Rising CPA in F2F isn’t a Market Issue, It’s a People Investment Issue
F2F fundraising remains one of the most powerful channels for acquiring recurring donors. Yet across many markets, rising Cost per Acquisition (CPA) and increasing pressure on ROI are leading organisations to question its sustainability.
One week after my last post on risk, filtering and value destruction in F2F, I’d like to focus on another uncomfortable but central issue for our sector: the retention of F2F fundraising teams AND what we choose to invest in (or not).
The vicious circle we keep reproducing
Across markets, geographies and organisational models, the same pattern repeats itself:
High staff turnover => higher hiring costs => reluctance to invest in training => weaker motivation and discourse quality => lower performance => higher CPA => increased pressure on ROI.
When this happens, the conclusion is often the same: “F2F is becoming too expensive.” In reality, what is becoming expensive is under-investment in people.
Why turnover quietly inflates CPA
F2F is a people-powered channel. Its performance depends on the quality of human interaction, not just volumes, locations or scripts.
High turnover does far more than increase recruitment costs:
- it erodes accumulated know-how,
- weakens message consistency,
- reduces credibility in donor conversations,
- and shortens the learning loops that improve performance over time.
Each new fundraiser starts again from zero. Each departure resets part of the system. The result is a hidden cost rarely captured by short-term KPIs: CPA inflation driven by the loss of experience, confidence and conversational quality on the field.
This is why markets with similar donor profiles and campaign conditions can show radically different CPA outcomes: the difference often lies in team stability, not demand.
Training is not an HR expense. It is a performance system
The quality of a fundraising conversation is not accidental. The ability to build trust in a few minutes, adapt a discourse, handle objections and represent a cause credibly is learned, coached and reinforced over time.
Yet when margins tighten, training is often the first budget line to be reduced. This may protect short-term financial optics. But it almost always accelerates long-term CPA inflation.
Well-designed training and coaching systems do the opposite:
- they improve retention by giving teams perspective and progression,
- they raise the quality and consistency of discourse,
- they stabilise performance across locations and time,
- and they reduce dependency on constant hiring.
In other words, training does not add cost to F2F. It protects value.

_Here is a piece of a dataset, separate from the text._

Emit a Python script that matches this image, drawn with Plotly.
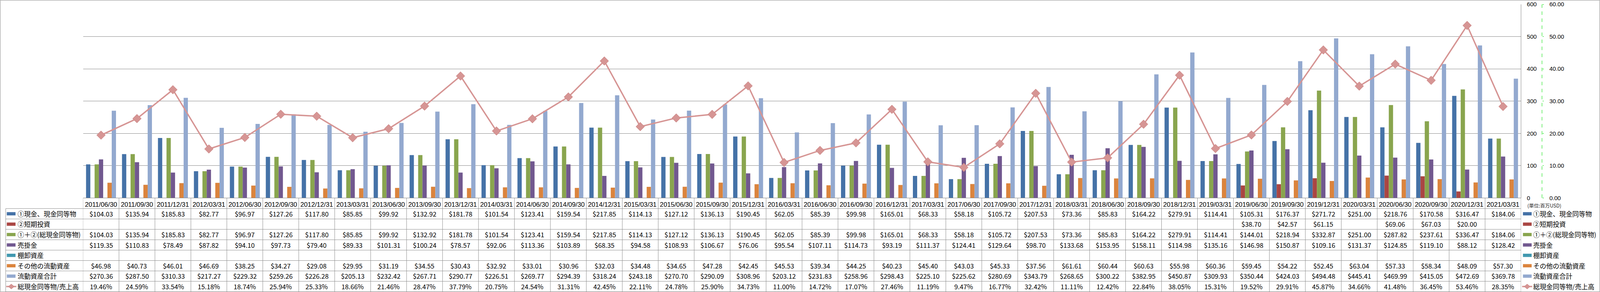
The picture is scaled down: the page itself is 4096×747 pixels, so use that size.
import plotly.graph_objects as go

# ---------------- data ----------------
dates = ["2011/06/30", "2011/09/30", "2011/12/31", "2012/03/31", "2012/06/30", "2012/09/30",
         "2012/12/31", "2013/03/31", "2013/06/30", "2013/09/30", "2013/12/31", "2014/03/31",
         "2014/06/30", "2014/09/30", "2014/12/31", "2015/03/31", "2015/06/30", "2015/09/30",
         "2015/12/31", "2016/03/31", "2016/06/30", "2016/09/30", "2016/12/31", "2017/03/31",
         "2017/06/30", "2017/09/30", "2017/12/31", "2018/03/31", "2018/06/30", "2018/09/30",
         "2018/12/31", "2019/03/31", "2019/06/30", "2019/09/30", "2019/12/31", "2020/03/31",
         "2020/06/30", "2020/09/30", "2020/12/31", "2021/03/31"]

cash = [104.03, 135.94, 185.83, 82.77, 96.97, 127.26, 117.80, 85.85, 99.92, 132.92,
        181.78, 101.54, 123.41, 159.54, 217.85, 114.13, 127.12, 136.13, 190.45, 62.05,
        85.39, 99.98, 165.01, 68.33, 58.18, 105.72, 207.53, 73.36, 85.83, 164.22,
        279.91, 114.41, 105.31, 176.37, 271.72, 251.00, 218.76, 170.58, 316.47, 184.06]

short_inv = [None, None, None, None, None, None, None, None, None, None,
             None, None, None, None, None, None, None, None, None, None,
             None, None, None, None, None, None, None, None, None, None,
             None, None, 38.70, 42.57, 61.15, None, 69.06, 67.03, 20.00, None]

total_cash = [104.03, 135.94, 185.83, 82.77, 96.97, 127.26, 117.80, 85.85, 99.92, 132.92,
              181.78, 101.54, 123.41, 159.54, 217.85, 114.13, 127.12, 136.13, 190.45, 62.05,
              85.39, 99.98, 165.01, 68.33, 58.18, 105.72, 207.53, 73.36, 85.83, 164.22,
              279.91, 114.41, 144.01, 218.94, 332.87, 251.00, 287.82, 237.61, 336.47, 184.06]

receivables = [119.35, 110.83, 78.49, 87.82, 94.10, 97.73, 79.40, 89.33, 101.31, 100.24,
               78.57, 92.06, 113.36, 103.89, 68.35, 94.58, 108.93, 106.67, 76.06, 95.54,
               107.11, 114.73, 93.19, 111.37, 124.41, 129.64, 98.70, 133.68, 153.95, 158.11,
               114.98, 135.16, 146.98, 150.87, 109.16, 131.37, 124.85, 119.10, 88.12, 128.42]

inventory = [None] * 40

other_ca = [46.98, 40.73, 46.01, 46.69, 38.25, 34.27, 29.08, 29.95, 31.19, 34.55,
            30.43, 32.92, 33.01, 30.96, 32.03, 34.48, 34.65, 47.28, 42.45, 45.53,
            39.34, 44.25, 40.23, 45.40, 43.03, 45.33, 37.56, 61.61, 60.44, 60.63,
            55.98, 60.36, 59.45, 54.22, 52.45, 63.04, 57.33, 58.34, 48.09, 57.30]

total_ca = [270.36, 287.50, 310.33, 217.27, 229.32, 259.26, 226.28, 205.13, 232.42, 267.71,
            290.77, 226.51, 269.77, 294.39, 318.24, 243.18, 270.70, 290.09, 308.96, 203.12,
            231.83, 258.96, 298.43, 225.10, 225.62, 280.69, 343.79, 268.65, 300.22, 382.95,
            450.87, 309.93, 350.44, 424.03, 494.48, 445.41, 469.99, 415.05, 472.69, 369.78]

cash_ratio = [19.46, 24.59, 33.54, 15.18, 18.74, 25.94, 25.33, 18.66, 21.46, 28.47,
              37.79, 20.75, 24.54, 31.31, 42.45, 22.11, 24.78, 25.90, 34.73, 11.00,
              14.72, 17.07, 27.46, 11.19, 9.47, 16.77, 32.42, 11.11, 12.42, 22.84,
              38.05, 15.31, 19.52, 29.91, 45.87, 34.66, 41.48, 36.45, 53.46, 28.35]

series_names = ["①現金、現金同等物", "②短期投資", "①＋②(総現金同等物)", "売掛金",
                "棚卸資産", "その他の流動資産", "流動資産合計"]
ratio_name = "総現金同等物/売上高"
unit_label = "(単位:百万USD)"
usd_ticks = [0, 100, 200, 300, 400, 500, 600]
pct_ticks = [0, 10, 20, 30, 40, 50, 60]

# ---------------- style / layout ----------------
bar_series = [cash, short_inv, total_cash, receivables, inventory, other_ca, total_ca]
colors = ["#4572A7", "#AA4643", "#89A54E", "#71588F", "#4198AF", "#DB843D", "#93A9CF"]
line_color = "#D69594"

FW, FH = 5876.0, 1071.0           # reference geometry
def px(x):
    return x / FW
def py(y):
    return 1 - y / FH

FONT = "Noto Sans CJK JP"
AXFONT = "Liberation Sans"
FS = 16.7
GRID = "#868686"
TLINE = "#8C8C8C"

plot_x0, plot_x1 = 305, 5586
plot_y0, plot_y1 = 16, 726          # top ($600) and bottom ($0)
axis_x = 5663
row_top = 765
row_h = 38.125
n_rows = 8

fig = go.Figure()

slot = 0.119
group_left = -0.4165
for i, (vals, name, col) in enumerate(zip(bar_series, series_names, colors)):
    fig.add_trace(go.Bar(
        x=dates, y=vals, name=name, marker=dict(color=col, line=dict(width=0)),
        width=slot, offset=group_left + i * slot, yaxis="y", showlegend=False))

fig.add_trace(go.Scatter(
    x=dates, y=cash_ratio, name=ratio_name, yaxis="y2", mode="lines+markers",
    line=dict(color=line_color, width=3.6),
    marker=dict(symbol="diamond", size=17, color=line_color,
                line=dict(color="#C98180", width=1)),
    showlegend=False))

shapes = []
annotations = []

# plot right border
shapes.append(dict(type="line", xref="paper", yref="paper", x0=px(plot_x1), x1=px(plot_x1),
                   y0=py(plot_y0), y1=py(plot_y1), line=dict(color=GRID, width=1)))
# outer chart border
shapes.append(dict(type="rect", xref="paper", yref="paper", x0=0.0002, x1=0.9998, y0=0.0007, y1=0.9993,
                   line=dict(color="#8C8C8C", width=1)))
# green dashed axis line
shapes.append(dict(type="line", xref="paper", yref="paper", x0=px(axis_x), x1=px(axis_x),
                   y0=py(plot_y0), y1=py(plot_y1), line=dict(color="#00E000", width=1, dash="dash")))

# data table grid
tbl_bottom = row_top + row_h * n_rows
for k in range(len(dates) + 1):
    shapes.append(dict(type="line", xref="x", yref="paper", x0=k - 0.5, x1=k - 0.5,
                       y0=py(plot_y1), y1=py(tbl_bottom), line=dict(color=TLINE, width=1)))
for r in range(n_rows + 1):
    yy = py(row_top + r * row_h)
    shapes.append(dict(type="line", xref="paper", yref="paper", x0=px(21), x1=px(plot_x1),
                       y0=yy, y1=yy, line=dict(color=TLINE, width=1)))
shapes.append(dict(type="line", xref="paper", yref="paper", x0=px(21), x1=px(21),
                   y0=py(row_top), y1=py(tbl_bottom), line=dict(color=TLINE, width=1)))

def key(xl, xr, yc, col):
    shapes.append(dict(type="rect", xref="paper", yref="paper", x0=px(xl), x1=px(xr),
                       y0=py(yc - 6), y1=py(yc + 6), line=dict(width=0), fillcolor=col))

def line_key(xl, xr, yc):
    shapes.append(dict(type="line", xref="paper", yref="paper", x0=px(xl), x1=px(xr),
                       y0=py(yc), y1=py(yc), line=dict(color=line_color, width=3.5)))
    cx = (xl + xr) / 2
    d = 9
    path = (f"M {px(cx - d*1.2)},{py(yc)} L {px(cx)},{py(yc - d)} "
            f"L {px(cx + d*1.2)},{py(yc)} L {px(cx)},{py(yc + d)} Z")
    shapes.append(dict(type="path", xref="paper", yref="paper", path=path,
                       fillcolor=line_color, line=dict(color="#C98180", width=1)))

row_values = bar_series + [cash_ratio]
row_labels = series_names + [ratio_name]
for r in range(n_rows):
    yc = row_top + (r + 0.5) * row_h
    if r < 7:
        key(25, 57, yc, colors[r])
        key(5593, 5625, yc, colors[r])
    else:
        line_key(23, 60, yc)
        line_key(5590, 5627, yc)
    annotations.append(dict(x=px(61), y=py(yc), xref="paper", yref="paper", text=row_labels[r],
                            showarrow=False, xanchor="left", yanchor="middle",
                            font=dict(family=FONT, size=FS, color="#000000")))
    annotations.append(dict(x=px(5628), y=py(yc), xref="paper", yref="paper", text=row_labels[r],
                            showarrow=False, xanchor="left", yanchor="middle",
                            font=dict(family=FONT, size=FS, color="#000000")))
    for c, d in enumerate(dates):
        v = row_values[r][c]
        if v is None:
            continue
        txt = f"{v:.2f}%" if r == 7 else f"${v:,.2f}"
        annotations.append(dict(x=d, y=py(yc), xref="x", yref="paper", text=txt,
                                showarrow=False, xanchor="center", yanchor="middle",
                                font=dict(family=FONT, size=FS, color="#000000")))

annotations.append(dict(x=px(5606), y=py(754), xref="paper", yref="paper", text=unit_label,
                        showarrow=False, xanchor="left", yanchor="middle",
                        font=dict(family=FONT, size=12.5, color="#222222")))

fig.update_layout(
    template="none",
    width=4096, height=747,
    margin=dict(l=0, r=0, t=0, b=0, pad=0),
    paper_bgcolor="#FFFFFF", plot_bgcolor="#FFFFFF",
    barmode="overlay",
    showlegend=False,
    font=dict(family=FONT, size=FS, color="#000000"),
    xaxis=dict(type="category", domain=[px(plot_x0), px(plot_x1)], range=[-0.5, len(dates) - 0.5],
               showgrid=False, showline=True, linecolor=GRID, linewidth=1, zeroline=False,
               ticks="", tickangle=0, tickmode="linear", dtick=1, automargin=False,
               tickfont=dict(family=AXFONT, size=FS, color="#000000"), ticklabelstandoff=2),
    yaxis=dict(domain=[py(plot_y1), py(plot_y0)], range=[0, 600], tickvals=usd_ticks,
               tickprefix="$", side="right", anchor="x",
               showgrid=True, gridcolor=GRID, gridwidth=1, zeroline=False, showline=False,
               ticks="", automargin=False, ticklabelstandoff=14, ticklabeloverflow="allow",
               tickfont=dict(family=AXFONT, size=15, color="#000000")),
    yaxis2=dict(domain=[py(plot_y1), py(plot_y0)], range=[0, 60], tickvals=pct_ticks,
                tickformat=".2f", ticksuffix="%", side="right", anchor="free", position=px(axis_x),
                overlaying="y", showgrid=False, zeroline=False, showline=False,
                ticks="outside", ticklen=3, tickcolor="#00E000", tickwidth=1,
                automargin=False, ticklabelstandoff=12, ticklabeloverflow="allow",
                tickfont=dict(family=AXFONT, size=15, color="#000000")),
    shapes=shapes,
    annotations=annotations,
)

fig.write_html("out.html", config={"displayModeBar": False},
               post_script="document.body.style.margin='0px';")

From cost containment to active performance management
F2F performance is rarely destroyed by excessive investment in people. It is far more often weakened by defensive cost-cutting that undermines the very mechanisms that make the channel work.
When training, coaching and professionalisation are treated as strategic levers rather than optional expenses, the equation changes:
- turnover decreases,
- learning compounds,
- CPA stabilises,
- and ROI becomes more predictable.
This is not an ideological position. It is a structural one.
A question for the sector
Training is not a cost line. It is a CPA management lever.
High CPA in F2F is rarely a market problem. It is far more often a people investment problem.
I’m curious to hear from F2F leaders and experts, NGOs and providers:
- Where have you seen sustained investment in training directly improve team stability, discourse quality and CPA outcomes?
- And where are we still under-investing out of habit, rather than evidence?
Because the future of F2F performance will not be decided by tighter controls alone, but by how seriously we choose to invest in the people who carry the channel every day.